TASK DETAILS →
Without the pictures, retype exactly the lines from the top of the entries below through the line that contains "const yLineColors = ['#111','#888'];".

------ RAW DATA

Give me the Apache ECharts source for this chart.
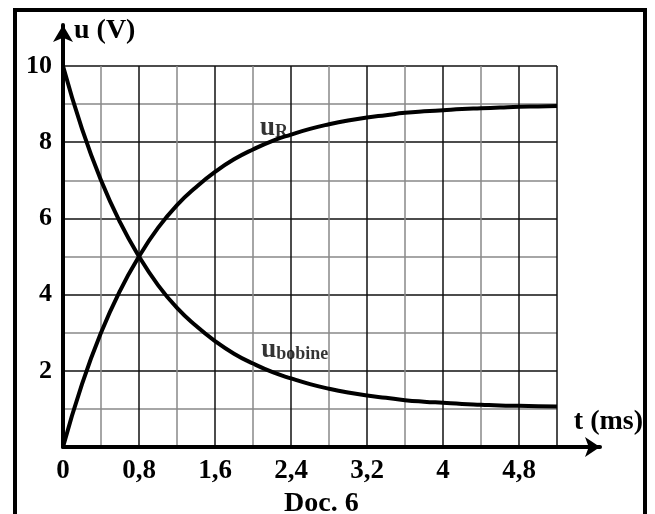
<!DOCTYPE html>
<html>
<head>
<meta charset="utf-8">
<script src="https://cdn.jsdelivr.net/npm/echarts@6/dist/echarts.min.js"></script>
<style>
html,body{margin:0;padding:0;background:#fff;}
#chart{width:655px;height:514px;}
</style>
</head>
<body>
<div id="chart"></div>
<script>
// time (ms)
const tValues = [0, 0.2, 0.4, 0.6, 0.8, 1.0, 1.2, 1.4, 1.6, 1.8, 2.0, 2.2, 2.4, 2.6, 2.8, 3.0, 3.2, 3.4, 3.6, 3.8, 4.0, 4.2, 4.4, 4.6, 4.8, 5.0, 5.2];
// u_bobine (V)
const uBobine = [10, 8.35, 7.0, 5.9, 5.0, 4.25, 3.65, 3.18, 2.78, 2.45, 2.19, 1.97, 1.8, 1.65, 1.53, 1.43, 1.35, 1.29, 1.23, 1.19, 1.16, 1.13, 1.11, 1.09, 1.08, 1.07, 1.06];
// u_R (V)
const uR = [0, 1.65, 3.0, 4.1, 5.0, 5.75, 6.35, 6.82, 7.22, 7.55, 7.81, 8.03, 8.2, 8.35, 8.47, 8.57, 8.65, 8.71, 8.77, 8.81, 8.84, 8.87, 8.89, 8.91, 8.93, 8.94, 8.95];
// tick labels
const xTickLabels = ['0', '0,8', '1,6', '2,4', '3,2', '4', '4,8'];
const yTickLabels = ['', '2', '4', '6', '8', '10'];
// curve annotations (data coordinates)
const labelR = [2.22, 8.37];
const labelBobine = [2.44, 2.55];

const FONT = 'Liberation Serif';
const chart = echarts.init(document.getElementById('chart'), null, {renderer: 'canvas'});

const xLineColors = ['#111','#888','#111','#888','#111','#888','#111','#888','#111','#888','#111','#888','#111','#111'];
const yLineColors = ['#111','#888'];

const option = {
  backgroundColor: '#fff',
  animation: false,
  title: {
    text: 'Doc. 6',
    left: 284, top: 490, padding: 0,
    textStyle: {fontFamily: FONT, fontWeight: 'bold', fontSize: 28, color: '#000'}
  },
  graphic: [{
    type: 'rect', silent: true,
    shape: {x: 15, y: 10, width: 630, height: 600},
    style: {fill: 'none', stroke: '#000', lineWidth: 4}
  }],
  grid: [
    {left: 63, right: 98, top: 66, bottom: 67},
    {left: 63, right: 55, top: 25, bottom: 67}
  ],
  xAxis: [
    {
      gridIndex: 0, type: 'value', min: 0, max: 5.2, interval: 0.4,
      axisLine: {show: false}, axisTick: {show: false},
      splitLine: {show: true, lineStyle: {color: xLineColors, width: 1.5}},
      axisLabel: {
        margin: 11,
        fontFamily: FONT, fontWeight: 'bold', fontSize: 27, color: '#000',
        formatter: function (v) {
          const k = v / 0.8;
          const r = Math.round(k);
          return Math.abs(k - r) < 1e-6 && r < xTickLabels.length ? xTickLabels[r] : '';
        }
      }
    },
    {
      gridIndex: 1, type: 'value', min: 0, max: 1,
      axisLine: {show: true, symbol: ['none', 'arrow'], symbolSize: [15, 15], lineStyle: {color: '#000', width: 4}},
      axisTick: {show: false}, axisLabel: {show: false}, splitLine: {show: false},
      name: 't (ms)', nameLocation: 'end', nameGap: 43,
      nameTextStyle: {fontFamily: FONT, fontWeight: 'bold', fontSize: 28, color: '#000', align: 'right', verticalAlign: 'bottom', padding: [0, 0, 11, 0]}
    }
  ],
  yAxis: [
    {
      gridIndex: 0, type: 'value', min: 0, max: 10, interval: 1,
      axisLine: {show: false}, axisTick: {show: false},
      splitLine: {show: true, lineStyle: {color: yLineColors, width: 1.5}},
      axisLabel: {
        margin: 11,
        fontFamily: FONT, fontWeight: 'bold', fontSize: 26, color: '#000',
        padding: [6, 0, 0, 0],
        formatter: function (v) {
          const k = v / 2;
          const r = Math.round(k);
          return Math.abs(k - r) < 1e-6 && r < yTickLabels.length ? yTickLabels[r] : '';
        }
      }
    },
    {
      gridIndex: 1, type: 'value', min: 0, max: 1,
      axisLine: {show: true, symbol: ['none', 'arrow'], symbolSize: [15, 17], lineStyle: {color: '#000', width: 4}},
      axisTick: {show: false}, axisLabel: {show: false}, splitLine: {show: false},
      name: 'u (V)', nameLocation: 'end', nameGap: 8,
      nameTextStyle: {fontFamily: FONT, fontWeight: 'bold', fontSize: 28, color: '#000', align: 'left', verticalAlign: 'top', padding: [0, 0, 0, 11]}
    }
  ],
  series: [
    {
      type: 'line', xAxisIndex: 0, yAxisIndex: 0, smooth: true, showSymbol: false, symbol: 'none',
      lineStyle: {color: '#000', width: 4},
      data: tValues.map((t, i) => [t, uBobine[i]]),
      z: 5
    },
    {
      type: 'line', xAxisIndex: 0, yAxisIndex: 0, smooth: true, showSymbol: false, symbol: 'none',
      lineStyle: {color: '#000', width: 4},
      data: tValues.map((t, i) => [t, uR[i]]),
      z: 5
    },
    {
      type: 'scatter', xAxisIndex: 0, yAxisIndex: 0, symbolSize: 0, silent: true, z: 6,
      data: [
        {value: labelR, label: {formatter: '{u|u}{s|R}'}},
        {value: labelBobine, label: {formatter: '{u|u}{s|bobine}'}}
      ],
      label: {
        show: true, position: 'inside',
        rich: {
          u: {fontFamily: FONT, fontWeight: 'bold', fontSize: 27, color: '#000'},
          s: {fontFamily: FONT, fontWeight: 'bold', fontSize: 18, color: '#000', padding: [8, 0, 0, 0]}
        }
      }
    }
  ]
};
chart.setOption(option);
</script>
</body>
</html>
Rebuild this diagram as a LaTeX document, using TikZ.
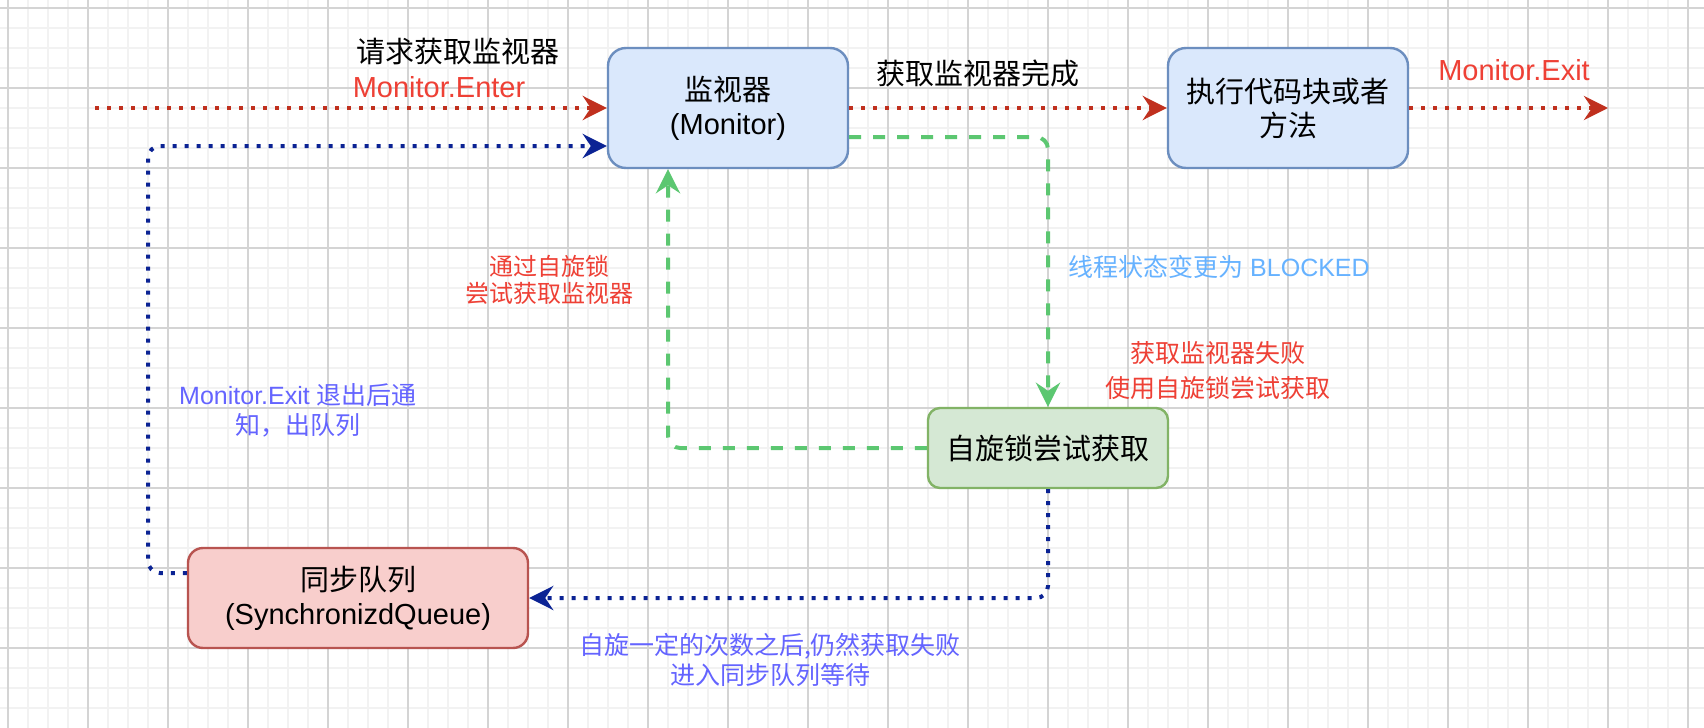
\documentclass[tikz,border=0pt]{standalone}
\usepackage{fontspec}
\setmainfont{Liberation Sans}
\newfontfamily\cjk{Noto Sans CJK SC}
\usetikzlibrary{arrows.meta}
\definecolor{gridmaj}{HTML}{D4D4D4}
\definecolor{gridmin}{HTML}{F2F2F2}
\definecolor{flowred}{HTML}{C0301E}
\definecolor{flowblue}{HTML}{0B2394}
\definecolor{flowgreen}{HTML}{5CC771}
\definecolor{txtred}{HTML}{EE4035}
\definecolor{txtblue}{HTML}{6464FF}
\definecolor{txtlblue}{HTML}{66B2FF}
\definecolor{bluefill}{HTML}{DAE8FC}
\definecolor{bluedraw}{HTML}{6C8EBF}
\definecolor{greenfill}{HTML}{D5E8D4}
\definecolor{greendraw}{HTML}{82B366}
\definecolor{redfill}{HTML}{F8CECC}
\definecolor{reddraw}{HTML}{B85450}
\begin{document}
\begin{tikzpicture}[x=0.5pt,y=-0.5pt,
  gridminor/.style={draw=gridmin,line width=1pt},
  gridmajor/.style={draw=gridmaj,line width=0.55pt},
  box/.style={rectangle,draw,line width=1.2pt,inner sep=0pt,align=center,text=black,
    font=\fontsize{14.5pt}{17pt}\selectfont},
  bluebox/.style={box,fill=bluefill,draw=bluedraw,rounded corners=9pt,minimum width=120pt,minimum height=60pt},
  bigtxt/.style={inner sep=0pt,align=center,font=\fontsize{14.5pt}{17pt}\selectfont},
  lbl/.style={inner sep=0pt,align=center,font=\fontsize{12.5pt}{15pt}\selectfont},
  tip/.style={-{Stealth[length=12pt,width=12pt,inset=4pt]}},
  dotline/.style={tip,line width=2pt,dash pattern=on 2pt off 4pt},
  dashline/.style={tip,line width=2pt,dash pattern=on 6pt off 6pt,draw=flowgreen,rounded corners=6pt},
]
\useasboundingbox (0,0) rectangle (1704,728);
\fill[white] (0,0) rectangle (1704,728);
% grid
\foreach \i in {0,...,84} \draw[gridminor] ({8+20*\i},0) -- ({8+20*\i},728);
\foreach \i in {0,...,35} \draw[gridminor] (0,{8+20*\i}) -- (1704,{8+20*\i});
\foreach \i in {0,...,21} \draw[gridmajor] ({8+80*\i},0) -- ({8+80*\i},728);
\foreach \i in {0,...,8} \draw[gridmajor] (0,{8+80*\i}) -- (1704,{8+80*\i});

% nodes
\node[bluebox] (mon) at (728,108) {{\cjk 监视器}\\(Monitor)};
\node[bluebox] (exec) at (1288,108) {{\cjk 执行代码块或者}\\{\cjk 方法}};
\node[box,fill=greenfill,draw=greendraw,rounded corners=6pt,minimum width=120pt,minimum height=40pt] (spin) at (1048,448) {{\cjk 自旋锁尝试获取}};
\node[box,fill=redfill,draw=reddraw,rounded corners=7.5pt,minimum width=170pt,minimum height=50pt] (queue) at (358,598) {{\cjk 同步队列}\\(SynchronizdQueue)};

\coordinate (s1) at (95,108);
\coordinate (e1) at (1608,108);
\coordinate (c1) at (148,360);

% connectors
\draw[dotline,draw=flowred] (s1) -- (mon.west);
\draw[dotline,draw=flowred] (mon.east) -- (exec.west);
\draw[dotline,draw=flowred] (exec.east) -- (e1);
\draw[dashline] ([yshift=-14.5pt]mon.east) -| (spin.north);
\draw[dashline] (spin.west) -| ([xshift=-30pt]mon.south);
\draw[dotline,draw=flowblue,rounded corners=6pt] (spin.south) |- (queue.east);
\draw[dotline,draw=flowblue,rounded corners=6pt] ([yshift=12.5pt]queue.west) -| (c1) |- ([yshift=-19pt]mon.west);

% labels
\node[bigtxt] (l1) at (458,52) {{\cjk 请求获取监视器}};
\node[bigtxt,text=txtred] (l2) at (439,87) {Monitor.Enter};
\node[bigtxt] (l3) at (978,73) {{\cjk 获取监视器完成}};
\node[bigtxt,text=txtred] (l4) at (1514,70) {Monitor.Exit};
\node[lbl,text=txtred,font=\fontsize{12pt}{13.5pt}\selectfont] (l5) at (549,280) {{\cjk 通过自旋锁}\\{\cjk 尝试获取监视器}};
\node[lbl,text=txtlblue] (l6) at (1219,267) {{\cjk 线程状态变更为} BLOCKED};
\node[lbl,text=txtred,font=\fontsize{12.5pt}{17.5pt}\selectfont] (l7) at (1218,371) {{\cjk 获取监视器失败}\\{\cjk 使用自旋锁尝试获取}};
\node[lbl,text=txtblue] (l8) at (298,410) {Monitor.Exit {\cjk 退出后通}\\{\cjk 知，出队列}};
\node[lbl,text=txtblue] (l9) at (770,660) {{\cjk 自旋一定的次数之后,仍然获取失败}\\{\cjk 进入同步队列等待}};
\end{tikzpicture}
\end{document}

------------

RESPONSE TO THE TASK →
Give me the Apache ECharts source for this chart.
<!DOCTYPE html>
<html>
<head>
<meta charset="utf-8">
<script src="https://cdn.jsdelivr.net/npm/echarts@6/dist/echarts.min.js"></script>
<style>
html,body{margin:0;padding:0;background:#fff;}
#chart{width:655px;height:514px;}
</style>
</head>
<body>
<div id="chart"></div>
<script>
// time (ms)
const tValues = [0, 0.2, 0.4, 0.6, 0.8, 1.0, 1.2, 1.4, 1.6, 1.8, 2.0, 2.2, 2.4, 2.6, 2.8, 3.0, 3.2, 3.4, 3.6, 3.8, 4.0, 4.2, 4.4, 4.6, 4.8, 5.0, 5.2];
// u_bobine (V)
const uBobine = [10, 8.35, 7.0, 5.9, 5.0, 4.25, 3.65, 3.18, 2.78, 2.45, 2.19, 1.97, 1.8, 1.65, 1.53, 1.43, 1.35, 1.29, 1.23, 1.19, 1.16, 1.13, 1.11, 1.09, 1.08, 1.07, 1.06];
// u_R (V)
const uR = [0, 1.65, 3.0, 4.1, 5.0, 5.75, 6.35, 6.82, 7.22, 7.55, 7.81, 8.03, 8.2, 8.35, 8.47, 8.57, 8.65, 8.71, 8.77, 8.81, 8.84, 8.87, 8.89, 8.91, 8.93, 8.94, 8.95];
// tick labels
const xTickLabels = ['0', '0,8', '1,6', '2,4', '3,2', '4', '4,8'];
const yTickLabels = ['', '2', '4', '6', '8', '10'];
// curve annotations (data coordinates)
const labelR = [2.22, 8.37];
const labelBobine = [2.44, 2.55];

const FONT = 'Liberation Serif';
const chart = echarts.init(document.getElementById('chart'), null, {renderer: 'canvas'});

const xLineColors = ['#111','#888','#111','#888','#111','#888','#111','#888','#111','#888','#111','#888','#111','#111'];
const yLineColors = ['#111','#888'];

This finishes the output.